**Work to complete:** Give a verbatim copy of the lines below, minus the pictures.

**Information supplied:**
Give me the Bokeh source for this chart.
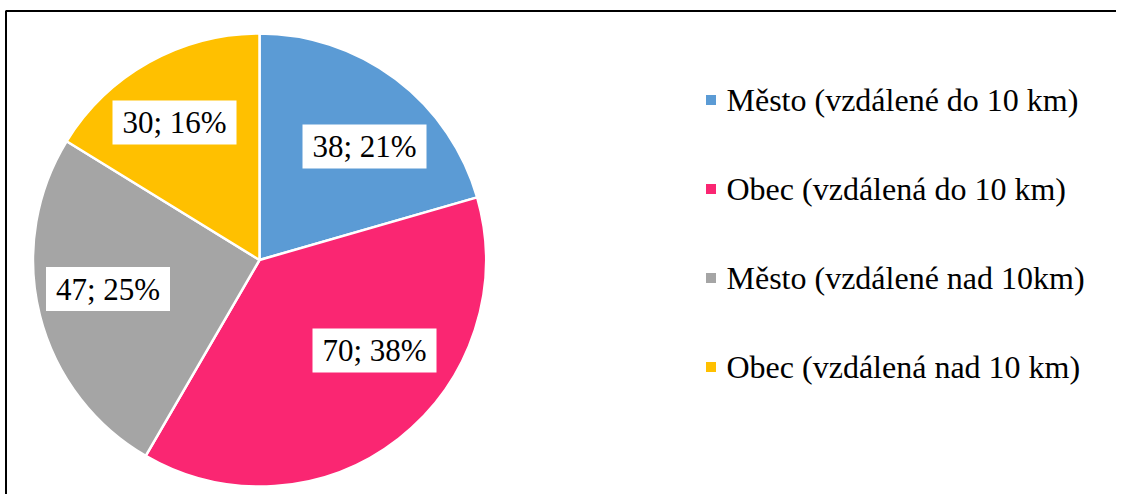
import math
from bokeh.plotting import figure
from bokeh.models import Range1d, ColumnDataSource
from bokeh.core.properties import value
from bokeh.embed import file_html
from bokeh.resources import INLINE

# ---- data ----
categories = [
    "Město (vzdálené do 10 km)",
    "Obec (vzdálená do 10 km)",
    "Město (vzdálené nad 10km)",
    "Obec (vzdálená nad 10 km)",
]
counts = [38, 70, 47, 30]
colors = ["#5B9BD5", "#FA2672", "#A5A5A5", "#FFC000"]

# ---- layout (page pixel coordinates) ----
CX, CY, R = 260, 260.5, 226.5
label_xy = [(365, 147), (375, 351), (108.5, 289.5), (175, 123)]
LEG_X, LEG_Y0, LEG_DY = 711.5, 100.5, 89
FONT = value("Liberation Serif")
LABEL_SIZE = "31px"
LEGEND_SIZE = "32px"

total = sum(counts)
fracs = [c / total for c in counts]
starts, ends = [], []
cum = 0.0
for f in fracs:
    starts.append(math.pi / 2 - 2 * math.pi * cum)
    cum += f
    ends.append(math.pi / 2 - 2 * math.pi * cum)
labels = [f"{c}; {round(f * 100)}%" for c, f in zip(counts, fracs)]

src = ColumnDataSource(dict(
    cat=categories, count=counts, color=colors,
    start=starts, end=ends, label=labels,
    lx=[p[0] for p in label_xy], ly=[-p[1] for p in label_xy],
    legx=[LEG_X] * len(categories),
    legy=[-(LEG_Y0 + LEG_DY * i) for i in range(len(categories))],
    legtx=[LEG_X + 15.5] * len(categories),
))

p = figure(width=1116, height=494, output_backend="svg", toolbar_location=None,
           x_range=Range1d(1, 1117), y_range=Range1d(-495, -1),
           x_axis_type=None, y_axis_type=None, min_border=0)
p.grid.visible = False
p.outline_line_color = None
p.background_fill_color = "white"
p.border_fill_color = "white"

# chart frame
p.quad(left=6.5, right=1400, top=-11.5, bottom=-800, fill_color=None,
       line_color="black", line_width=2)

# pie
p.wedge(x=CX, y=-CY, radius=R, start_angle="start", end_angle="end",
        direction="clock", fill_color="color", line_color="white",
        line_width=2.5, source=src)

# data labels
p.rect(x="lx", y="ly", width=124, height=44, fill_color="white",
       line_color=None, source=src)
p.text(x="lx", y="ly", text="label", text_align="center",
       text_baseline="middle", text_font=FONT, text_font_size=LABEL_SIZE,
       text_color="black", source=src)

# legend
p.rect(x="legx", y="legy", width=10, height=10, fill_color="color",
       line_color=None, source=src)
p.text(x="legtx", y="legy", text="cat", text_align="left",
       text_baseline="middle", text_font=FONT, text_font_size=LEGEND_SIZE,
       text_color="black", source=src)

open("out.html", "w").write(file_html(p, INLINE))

**Result:**
Give me the Bokeh source for this chart.
import math
from bokeh.plotting import figure
from bokeh.models import Range1d, ColumnDataSource
from bokeh.core.properties import value
from bokeh.embed import file_html
from bokeh.resources import INLINE

# ---- data ----
categories = [
    "Město (vzdálené do 10 km)",
    "Obec (vzdálená do 10 km)",
    "Město (vzdálené nad 10km)",
    "Obec (vzdálená nad 10 km)",
]
counts = [38, 70, 47, 30]
colors = ["#5B9BD5", "#FA2672", "#A5A5A5", "#FFC000"]

# ---- layout (page pixel coordinates) ----
CX, CY, R = 260, 260.5, 226.5
label_xy = [(365, 147), (375, 351), (108.5, 289.5), (175, 123)]
LEG_X, LEG_Y0, LEG_DY = 711.5, 100.5, 89
FONT = value("Liberation Serif")
LABEL_SIZE = "31px"
LEGEND_SIZE = "32px"

total = sum(counts)
fracs = [c / total for c in counts]
starts, ends = [], []
cum = 0.0
for f in fracs:
    starts.append(math.pi / 2 - 2 * math.pi * cum)
    cum += f
    ends.append(math.pi / 2 - 2 * math.pi * cum)
labels = [f"{c}; {round(f * 100)}%" for c, f in zip(counts, fracs)]

src = ColumnDataSource(dict(
    cat=categories, count=counts, color=colors,
    start=starts, end=ends, label=labels,
    lx=[p[0] for p in label_xy], ly=[-p[1] for p in label_xy],
    legx=[LEG_X] * len(categories),
    legy=[-(LEG_Y0 + LEG_DY * i) for i in range(len(categories))],
    legtx=[LEG_X + 15.5] * len(categories),
))

p = figure(width=1116, height=494, output_backend="svg", toolbar_location=None,
           x_range=Range1d(1, 1117), y_range=Range1d(-495, -1),
           x_axis_type=None, y_axis_type=None, min_border=0)
p.grid.visible = False
p.outline_line_color = None
p.background_fill_color = "white"
p.border_fill_color = "white"

# chart frame
p.quad(left=6.5, right=1400, top=-11.5, bottom=-800, fill_color=None,
       line_color="black", line_width=2)

# pie
p.wedge(x=CX, y=-CY, radius=R, start_angle="start", end_angle="end",
        direction="clock", fill_color="color", line_color="white",
        line_width=2.5, source=src)

# data labels
p.rect(x="lx", y="ly", width=124, height=44, fill_color="white",
       line_color=None, source=src)
p.text(x="lx", y="ly", text="label", text_align="center",
       text_baseline="middle", text_font=FONT, text_font_size=LABEL_SIZE,
       text_color="black", source=src)

# legend
p.rect(x="legx", y="legy", width=10, height=10, fill_color="color",
       line_color=None, source=src)
p.text(x="legtx", y="legy", text="cat", text_align="left",
       text_baseline="middle", text_font=FONT, text_font_size=LEGEND_SIZE,
       text_color="black", source=src)

open("out.html", "w").write(file_html(p, INLINE))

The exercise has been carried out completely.